Die Verfolgung der Nazis und die Existenzängste setzen ‚Juller‘ hart zu, dass er 1938 auf einem fahrenden Zug springt und sich das Leben zu nehmen versucht. Während der Pogromnacht hält er sich in einer Psychiatrie auf. Um seine Frau und die beiden Kinder zu schützen, lässt er sich von seiner Frau scheiden. Mit dem Gelben Stern auf der Brust musste der ehemalige deutsche Fußballnationalspieler, der sich jetzt außerdem Julius Israel Hirsch nennen musste, auf einer Baustelle Schwerstarbeit verrichten. In dieser Zeit soll er mit Hilfe eines alten Ordners, verbotenerweise einige Spiele des KFV besucht haben.
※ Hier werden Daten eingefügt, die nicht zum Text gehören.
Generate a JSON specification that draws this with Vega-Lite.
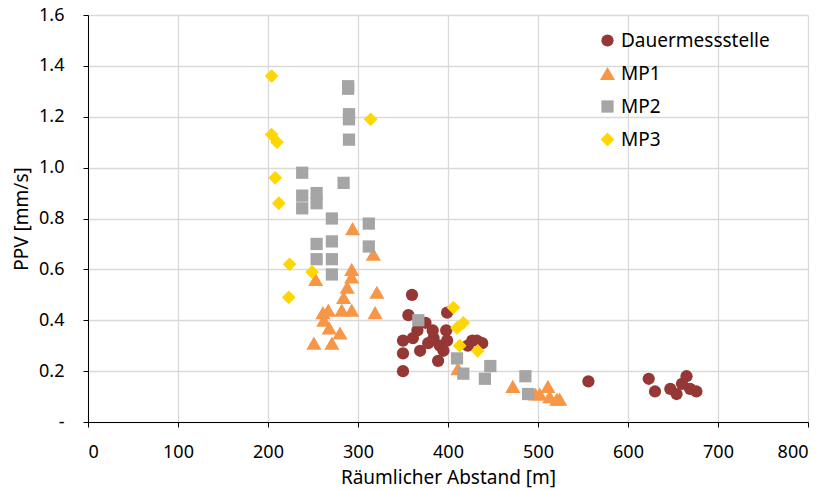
{
  "$schema": "https://vega.github.io/schema/vega-lite/v6.json",
  "width": 720,
  "height": 407,
  "autosize": {"type": "none"},
  "padding": {"left": 88, "top": 15, "right": 24, "bottom": 68},
  "background": "white",
  "config": {
    "font": "Noto Sans",
    "view": {"stroke": null}
  },
  "datasets": {
    "pts": [
      {"s": "Dauermessstelle", "x": 360, "y": 0.50},
      {"s": "Dauermessstelle", "x": 356, "y": 0.42},
      {"s": "Dauermessstelle", "x": 375, "y": 0.39},
      {"s": "Dauermessstelle", "x": 383, "y": 0.36},
      {"s": "Dauermessstelle", "x": 398, "y": 0.36},
      {"s": "Dauermessstelle", "x": 399, "y": 0.43},
      {"s": "Dauermessstelle", "x": 350, "y": 0.32},
      {"s": "Dauermessstelle", "x": 361, "y": 0.33},
      {"s": "Dauermessstelle", "x": 369, "y": 0.28},
      {"s": "Dauermessstelle", "x": 378, "y": 0.31},
      {"s": "Dauermessstelle", "x": 350, "y": 0.27},
      {"s": "Dauermessstelle", "x": 350, "y": 0.20},
      {"s": "Dauermessstelle", "x": 389, "y": 0.24},
      {"s": "Dauermessstelle", "x": 391, "y": 0.30},
      {"s": "Dauermessstelle", "x": 395, "y": 0.28},
      {"s": "Dauermessstelle", "x": 399, "y": 0.32},
      {"s": "Dauermessstelle", "x": 427, "y": 0.32},
      {"s": "Dauermessstelle", "x": 438, "y": 0.31},
      {"s": "Dauermessstelle", "x": 422, "y": 0.30},
      {"s": "Dauermessstelle", "x": 432, "y": 0.32},
      {"s": "Dauermessstelle", "x": 384, "y": 0.33},
      {"s": "Dauermessstelle", "x": 366, "y": 0.36},
      {"s": "Dauermessstelle", "x": 556, "y": 0.16},
      {"s": "Dauermessstelle", "x": 623, "y": 0.17},
      {"s": "Dauermessstelle", "x": 630, "y": 0.12},
      {"s": "Dauermessstelle", "x": 647, "y": 0.13},
      {"s": "Dauermessstelle", "x": 654, "y": 0.11},
      {"s": "Dauermessstelle", "x": 660, "y": 0.15},
      {"s": "Dauermessstelle", "x": 665, "y": 0.18},
      {"s": "Dauermessstelle", "x": 669, "y": 0.13},
      {"s": "Dauermessstelle", "x": 676, "y": 0.12},
      {"s": "MP1", "x": 294, "y": 0.76},
      {"s": "MP1", "x": 253, "y": 0.56},
      {"s": "MP1", "x": 293, "y": 0.60},
      {"s": "MP1", "x": 293, "y": 0.57},
      {"s": "MP1", "x": 288, "y": 0.53},
      {"s": "MP1", "x": 284, "y": 0.49},
      {"s": "MP1", "x": 282, "y": 0.44},
      {"s": "MP1", "x": 293, "y": 0.44},
      {"s": "MP1", "x": 261, "y": 0.43},
      {"s": "MP1", "x": 267, "y": 0.44},
      {"s": "MP1", "x": 262, "y": 0.40},
      {"s": "MP1", "x": 268, "y": 0.37},
      {"s": "MP1", "x": 280, "y": 0.35},
      {"s": "MP1", "x": 271, "y": 0.31},
      {"s": "MP1", "x": 251, "y": 0.31},
      {"s": "MP1", "x": 317, "y": 0.66},
      {"s": "MP1", "x": 321, "y": 0.51},
      {"s": "MP1", "x": 319, "y": 0.43},
      {"s": "MP1", "x": 411, "y": 0.21},
      {"s": "MP1", "x": 472, "y": 0.14},
      {"s": "MP1", "x": 497, "y": 0.11},
      {"s": "MP1", "x": 502, "y": 0.11},
      {"s": "MP1", "x": 511, "y": 0.14},
      {"s": "MP1", "x": 513, "y": 0.10},
      {"s": "MP1", "x": 521, "y": 0.09},
      {"s": "MP1", "x": 524, "y": 0.09},
      {"s": "MP2", "x": 289, "y": 1.31},
      {"s": "MP2", "x": 289, "y": 1.32},
      {"s": "MP2", "x": 290, "y": 1.21},
      {"s": "MP2", "x": 290, "y": 1.19},
      {"s": "MP2", "x": 290, "y": 1.11},
      {"s": "MP2", "x": 238, "y": 0.98},
      {"s": "MP2", "x": 284, "y": 0.94},
      {"s": "MP2", "x": 238, "y": 0.89},
      {"s": "MP2", "x": 238, "y": 0.84},
      {"s": "MP2", "x": 254, "y": 0.90},
      {"s": "MP2", "x": 254, "y": 0.86},
      {"s": "MP2", "x": 271, "y": 0.80},
      {"s": "MP2", "x": 254, "y": 0.70},
      {"s": "MP2", "x": 271, "y": 0.71},
      {"s": "MP2", "x": 254, "y": 0.64},
      {"s": "MP2", "x": 271, "y": 0.64},
      {"s": "MP2", "x": 271, "y": 0.58},
      {"s": "MP2", "x": 312, "y": 0.78},
      {"s": "MP2", "x": 312, "y": 0.69},
      {"s": "MP2", "x": 367, "y": 0.40},
      {"s": "MP2", "x": 410, "y": 0.25},
      {"s": "MP2", "x": 417, "y": 0.19},
      {"s": "MP2", "x": 447, "y": 0.22},
      {"s": "MP2", "x": 441, "y": 0.17},
      {"s": "MP2", "x": 486, "y": 0.18},
      {"s": "MP2", "x": 489, "y": 0.11},
      {"s": "MP3", "x": 204, "y": 1.36},
      {"s": "MP3", "x": 204, "y": 1.13},
      {"s": "MP3", "x": 210, "y": 1.10},
      {"s": "MP3", "x": 208, "y": 0.96},
      {"s": "MP3", "x": 212, "y": 0.86},
      {"s": "MP3", "x": 224, "y": 0.62},
      {"s": "MP3", "x": 223, "y": 0.49},
      {"s": "MP3", "x": 249, "y": 0.59},
      {"s": "MP3", "x": 314, "y": 1.19},
      {"s": "MP3", "x": 406, "y": 0.45},
      {"s": "MP3", "x": 410, "y": 0.37},
      {"s": "MP3", "x": 417, "y": 0.39},
      {"s": "MP3", "x": 413, "y": 0.30},
      {"s": "MP3", "x": 433, "y": 0.28}
    ]
  },
  "data": {"name": "pts"},
  "mark": {"type": "point", "filled": true, "opacity": 1},
  "encoding": {
    "x": {
      "field": "x", "type": "quantitative",
      "scale": {"domain": [0, 800], "nice": false, "zero": true},
      "axis": {
        "values": [0, 100, 200, 300, 400, 500, 600, 700, 800],
        "title": "Räumlicher Abstand [m]",
        "titleFontSize": 19, "titleFontWeight": "normal", "titleColor": "#000", "titlePadding": 7,
        "labelFontSize": 18, "labelColor": "#000", "labelPadding": 16,
        "domainColor": "#000", "tickColor": "#000", "tickSize": 5,
        "grid": true, "gridColor": "#d9d9d9", "gridWidth": 1.3
      }
    },
    "y": {
      "field": "y", "type": "quantitative",
      "scale": {"domain": [0, 1.6], "nice": false},
      "axis": {
        "values": [0, 0.2, 0.4, 0.6, 0.8, 1.0, 1.2, 1.4, 1.6],
        "labelExpr": "datum.value == 0 ? '-' : format(datum.value, '.1f')",
        "title": "PPV [mm/s]",
        "titleFontSize": 19, "titleFontWeight": "normal", "titleColor": "#000", "titlePadding": 7,
        "labelFontSize": 18, "labelColor": "#000", "labelPadding": 19,
        "domainColor": "#000", "tickColor": "#000", "tickSize": 5,
        "grid": true, "gridColor": "#d9d9d9", "gridWidth": 1.3
      }
    },
    "color": {
      "field": "s", "type": "nominal",
      "scale": {"domain": ["Dauermessstelle", "MP1", "MP2", "MP3"], "range": ["#953735", "#F79646", "#A5A5A5", "#FFD700"]},
      "legend": {
        "title": null, "orient": "none", "legendX": 510, "legendY": 16,
        "labelFontSize": 19, "labelColor": "#000", "symbolSize": 150, "rowPadding": 13, "symbolOffset": 0
      }
    },
    "shape": {
      "field": "s", "type": "nominal",
      "scale": {"domain": ["Dauermessstelle", "MP1", "MP2", "MP3"], "range": ["circle", "triangle-up", "square", "diamond"]},
      "legend": null
    },
    "size": {
      "field": "s", "type": "nominal",
      "scale": {"type": "ordinal", "domain": ["Dauermessstelle", "MP1", "MP2", "MP3"], "range": [150, 230, 150, 190]},
      "legend": null
    }
  }
}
Als 1943 Hirsch sich für den Arbeitstransport am Bahnhof einfinden sollte, wollte ihm der Lokführer, der ihn aus seinen alten Fußballertagen kannte, zur Flucht verhelfen. Als kaisertreuer deutscher Jude konnte er sich nicht vorstellen, dass er in Gefahr war und lehnte ab.

Am 1. März 1943 dann wird er mit elf anderen Juden von Karlsruhe nach Auschwitz deportiert. Danach hört man nichts mehr von ihm.

Fuchs kam mit dem Leben davon. Er heiratete eine Warschauer Architektin, war lange Jahre im Holzbetrieb der Familie beschäftigt. 1937 emigrierte die Familie in die Schweiz. Dort durften sie nicht bleiben und zogen nach Frankreich. Die Vorfahren von Fuchs stammten aus Frankreich.

Nur mit dem Ausbruch des Krieges wird er als ‚Deutscher Feind‘ angesehen. Sie schaffen in letzter Minute ein Visum für Nordamerika zu bekommen und wandern aus. Dort lebt er als Godfrey Fox weiter.

Nach dem Krieg dauert es langte bis das Vermächtnis von Hirsch und Fuchs an die Öffentlichkeit gelangt.

Seitdem ehrt man die beiden Sportsleute, die eigentlich Deutsche waren, aber nur wegen ihrem Glauben vom Deutschsein ausgemustert wurden.

Ich höre ‚Juller‘ und Fuchs sagen:„Was nützt die ganze Ehr nach dem Tod, wenn ich nicht leben konnte, wie ich wollte.“

Da dieser Tage Fußball und die Nationalitäten so in allermunde sind, wollte ich an die beiden erinnern. Die Parallelen könnt ihr ziehen und nachdenken darüber, ob es das alles Wert ist, was einige als so Vordergründig betrachten, sich und anderen das Leben schwermachen.

Leben und leben lassen, wo ist das Problem?